_Supplied material_
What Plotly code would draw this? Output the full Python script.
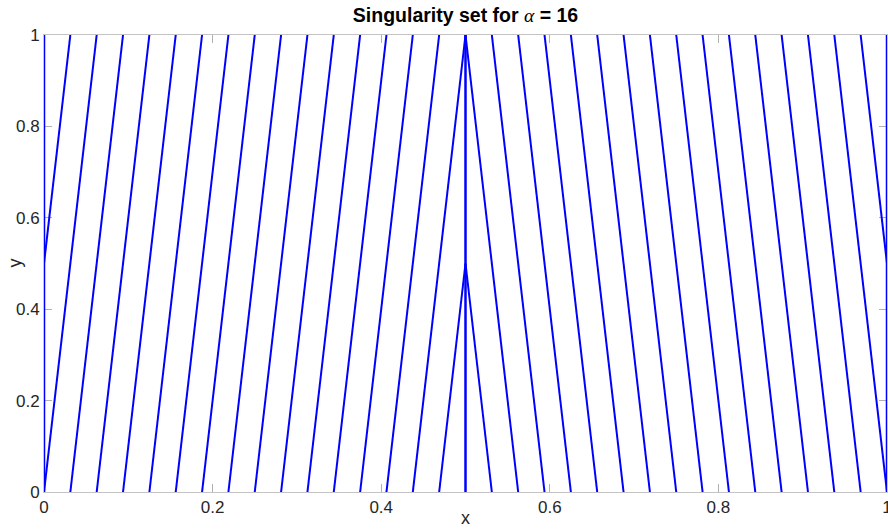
import plotly.graph_objects as go

# Singularity curves (segments): start (x0, y0) -> end (x1, y1)
left_x0 = [0.0, 0.0, 0.03125, 0.0625, 0.09375, 0.125, 0.15625, 0.1875, 0.21875,
           0.25, 0.28125, 0.3125, 0.34375, 0.375, 0.40625, 0.4375, 0.46875]
left_y0 = [0.5, 0.0, 0.0, 0.0, 0.0, 0.0, 0.0, 0.0, 0.0,
           0.0, 0.0, 0.0, 0.0, 0.0, 0.0, 0.0, 0.0]
left_x1 = [0.03125, 0.0625, 0.09375, 0.125, 0.15625, 0.1875, 0.21875, 0.25, 0.28125,
           0.3125, 0.34375, 0.375, 0.40625, 0.4375, 0.46875, 0.5, 0.5]
left_y1 = [1.0, 1.0, 1.0, 1.0, 1.0, 1.0, 1.0, 1.0, 1.0,
           1.0, 1.0, 1.0, 1.0, 1.0, 1.0, 1.0, 0.5]

right_x0 = [1.0, 1.0, 0.96875, 0.9375, 0.90625, 0.875, 0.84375, 0.8125, 0.78125,
            0.75, 0.71875, 0.6875, 0.65625, 0.625, 0.59375, 0.5625, 0.53125]
right_y0 = [0.5, 0.0, 0.0, 0.0, 0.0, 0.0, 0.0, 0.0, 0.0,
            0.0, 0.0, 0.0, 0.0, 0.0, 0.0, 0.0, 0.0]
right_x1 = [0.96875, 0.9375, 0.90625, 0.875, 0.84375, 0.8125, 0.78125, 0.75, 0.71875,
            0.6875, 0.65625, 0.625, 0.59375, 0.5625, 0.53125, 0.5, 0.5]
right_y1 = [1.0, 1.0, 1.0, 1.0, 1.0, 1.0, 1.0, 1.0, 1.0,
            1.0, 1.0, 1.0, 1.0, 1.0, 1.0, 1.0, 0.5]

vertical_x = [0.0, 0.5, 1.0]
vertical_y0 = [0.0, 0.0, 0.0]
vertical_y1 = [1.0, 1.0, 1.0]

tick_vals = [0, 0.2, 0.4, 0.6, 0.8, 1]
tick_text = ["0", "0.2", "0.4", "0.6", "0.8", "1"]

BLUE = "#0000ff"
SANS = "Liberation Sans, Arial, sans-serif"


def segs(x0, y0, x1, y1):
    xs, ys = [], []
    for a, b, c, d in zip(x0, y0, x1, y1):
        xs += [a, c, None]
        ys += [b, d, None]
    return xs, ys


fig = go.Figure()
for X0, Y0, X1, Y1 in [(left_x0, left_y0, left_x1, left_y1),
                       (right_x0, right_y0, right_x1, right_y1)]:
    xs, ys = segs(X0, Y0, X1, Y1)
    fig.add_trace(go.Scatter(x=xs, y=ys, mode="lines",
                             line=dict(color=BLUE, width=2), hoverinfo="skip"))

xs, ys = segs(vertical_x, vertical_y0, vertical_x, vertical_y1)
fig.add_trace(go.Scatter(x=xs, y=ys, mode="lines",
                         line=dict(color=BLUE, width=2.5), hoverinfo="skip"))

axis_common = dict(
    range=[0, 1], tickvals=tick_vals, ticktext=tick_text,
    ticks="inside", ticklen=8, tickwidth=1, tickcolor="#b0b0b0",
    showline=True, linecolor="#c4c4c4", linewidth=1, mirror="ticks",
    showgrid=False, zeroline=False, layer="below traces",
    tickfont=dict(family=SANS, size=17, color="#262626"),
    fixedrange=True, automargin=False, ticklabeloverflow="allow",
)

fig.update_layout(
    width=888, height=530,
    margin=dict(l=44, r=1, t=35, b=38),
    paper_bgcolor="white", plot_bgcolor="white",
    showlegend=False,
    xaxis=axis_common,
    yaxis=axis_common,
    title=dict(
        text="<b>Singularity set for </b><span style='font-family:Liberation Serif, Times New Roman, serif'><i>α</i></span><b> = 16</b>",
        x=(44 + 421.5) / 888, xanchor="center",
        y=1 - 15 / 530, yanchor="middle",
        font=dict(family=SANS, size=19.5, color="black"),
    ),
    annotations=[
        dict(text="x", xref="paper", yref="paper", x=0.5, y=0, yshift=-26,
             xanchor="center", yanchor="middle", showarrow=False,
             font=dict(family=SANS, size=18, color="#262626")),
        dict(text="y", xref="paper", yref="paper", x=0, y=0.5, xshift=-30,
             xanchor="center", yanchor="middle", textangle=-90, showarrow=False,
             font=dict(family=SANS, size=18, color="#262626")),
    ],
)

fig.write_html("out.html", config={"displayModeBar": False},
               post_script="document.body.style.margin='0';document.body.style.overflow='hidden';")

_Directions_
Reproduce the material in its entirety and word for word, without the pictures.

_Output for this exercise_
What Plotly code would draw this? Output the full Python script.
import plotly.graph_objects as go

# Singularity curves (segments): start (x0, y0) -> end (x1, y1)
left_x0 = [0.0, 0.0, 0.03125, 0.0625, 0.09375, 0.125, 0.15625, 0.1875, 0.21875,
           0.25, 0.28125, 0.3125, 0.34375, 0.375, 0.40625, 0.4375, 0.46875]
left_y0 = [0.5, 0.0, 0.0, 0.0, 0.0, 0.0, 0.0, 0.0, 0.0,
           0.0, 0.0, 0.0, 0.0, 0.0, 0.0, 0.0, 0.0]
left_x1 = [0.03125, 0.0625, 0.09375, 0.125, 0.15625, 0.1875, 0.21875, 0.25, 0.28125,
           0.3125, 0.34375, 0.375, 0.40625, 0.4375, 0.46875, 0.5, 0.5]
left_y1 = [1.0, 1.0, 1.0, 1.0, 1.0, 1.0, 1.0, 1.0, 1.0,
           1.0, 1.0, 1.0, 1.0, 1.0, 1.0, 1.0, 0.5]

right_x0 = [1.0, 1.0, 0.96875, 0.9375, 0.90625, 0.875, 0.84375, 0.8125, 0.78125,
            0.75, 0.71875, 0.6875, 0.65625, 0.625, 0.59375, 0.5625, 0.53125]
right_y0 = [0.5, 0.0, 0.0, 0.0, 0.0, 0.0, 0.0, 0.0, 0.0,
            0.0, 0.0, 0.0, 0.0, 0.0, 0.0, 0.0, 0.0]
right_x1 = [0.96875, 0.9375, 0.90625, 0.875, 0.84375, 0.8125, 0.78125, 0.75, 0.71875,
            0.6875, 0.65625, 0.625, 0.59375, 0.5625, 0.53125, 0.5, 0.5]
right_y1 = [1.0, 1.0, 1.0, 1.0, 1.0, 1.0, 1.0, 1.0, 1.0,
            1.0, 1.0, 1.0, 1.0, 1.0, 1.0, 1.0, 0.5]

vertical_x = [0.0, 0.5, 1.0]
vertical_y0 = [0.0, 0.0, 0.0]
vertical_y1 = [1.0, 1.0, 1.0]

tick_vals = [0, 0.2, 0.4, 0.6, 0.8, 1]
tick_text = ["0", "0.2", "0.4", "0.6", "0.8", "1"]

BLUE = "#0000ff"
SANS = "Liberation Sans, Arial, sans-serif"


def segs(x0, y0, x1, y1):
    xs, ys = [], []
    for a, b, c, d in zip(x0, y0, x1, y1):
        xs += [a, c, None]
        ys += [b, d, None]
    return xs, ys


fig = go.Figure()
for X0, Y0, X1, Y1 in [(left_x0, left_y0, left_x1, left_y1),
                       (right_x0, right_y0, right_x1, right_y1)]:
    xs, ys = segs(X0, Y0, X1, Y1)
    fig.add_trace(go.Scatter(x=xs, y=ys, mode="lines",
                             line=dict(color=BLUE, width=2), hoverinfo="skip"))

xs, ys = segs(vertical_x, vertical_y0, vertical_x, vertical_y1)
fig.add_trace(go.Scatter(x=xs, y=ys, mode="lines",
                         line=dict(color=BLUE, width=2.5), hoverinfo="skip"))

axis_common = dict(
    range=[0, 1], tickvals=tick_vals, ticktext=tick_text,
    ticks="inside", ticklen=8, tickwidth=1, tickcolor="#b0b0b0",
    showline=True, linecolor="#c4c4c4", linewidth=1, mirror="ticks",
    showgrid=False, zeroline=False, layer="below traces",
    tickfont=dict(family=SANS, size=17, color="#262626"),
    fixedrange=True, automargin=False, ticklabeloverflow="allow",
)

fig.update_layout(
    width=888, height=530,
    margin=dict(l=44, r=1, t=35, b=38),
    paper_bgcolor="white", plot_bgcolor="white",
    showlegend=False,
    xaxis=axis_common,
    yaxis=axis_common,
    title=dict(
        text="<b>Singularity set for </b><span style='font-family:Liberation Serif, Times New Roman, serif'><i>α</i></span><b> = 16</b>",
        x=(44 + 421.5) / 888, xanchor="center",
        y=1 - 15 / 530, yanchor="middle",
        font=dict(family=SANS, size=19.5, color="black"),
    ),
    annotations=[
        dict(text="x", xref="paper", yref="paper", x=0.5, y=0, yshift=-26,
             xanchor="center", yanchor="middle", showarrow=False,
             font=dict(family=SANS, size=18, color="#262626")),
        dict(text="y", xref="paper", yref="paper", x=0, y=0.5, xshift=-30,
             xanchor="center", yanchor="middle", textangle=-90, showarrow=False,
             font=dict(family=SANS, size=18, color="#262626")),
    ],
)

fig.write_html("out.html", config={"displayModeBar": False},
               post_script="document.body.style.margin='0';document.body.style.overflow='hidden';")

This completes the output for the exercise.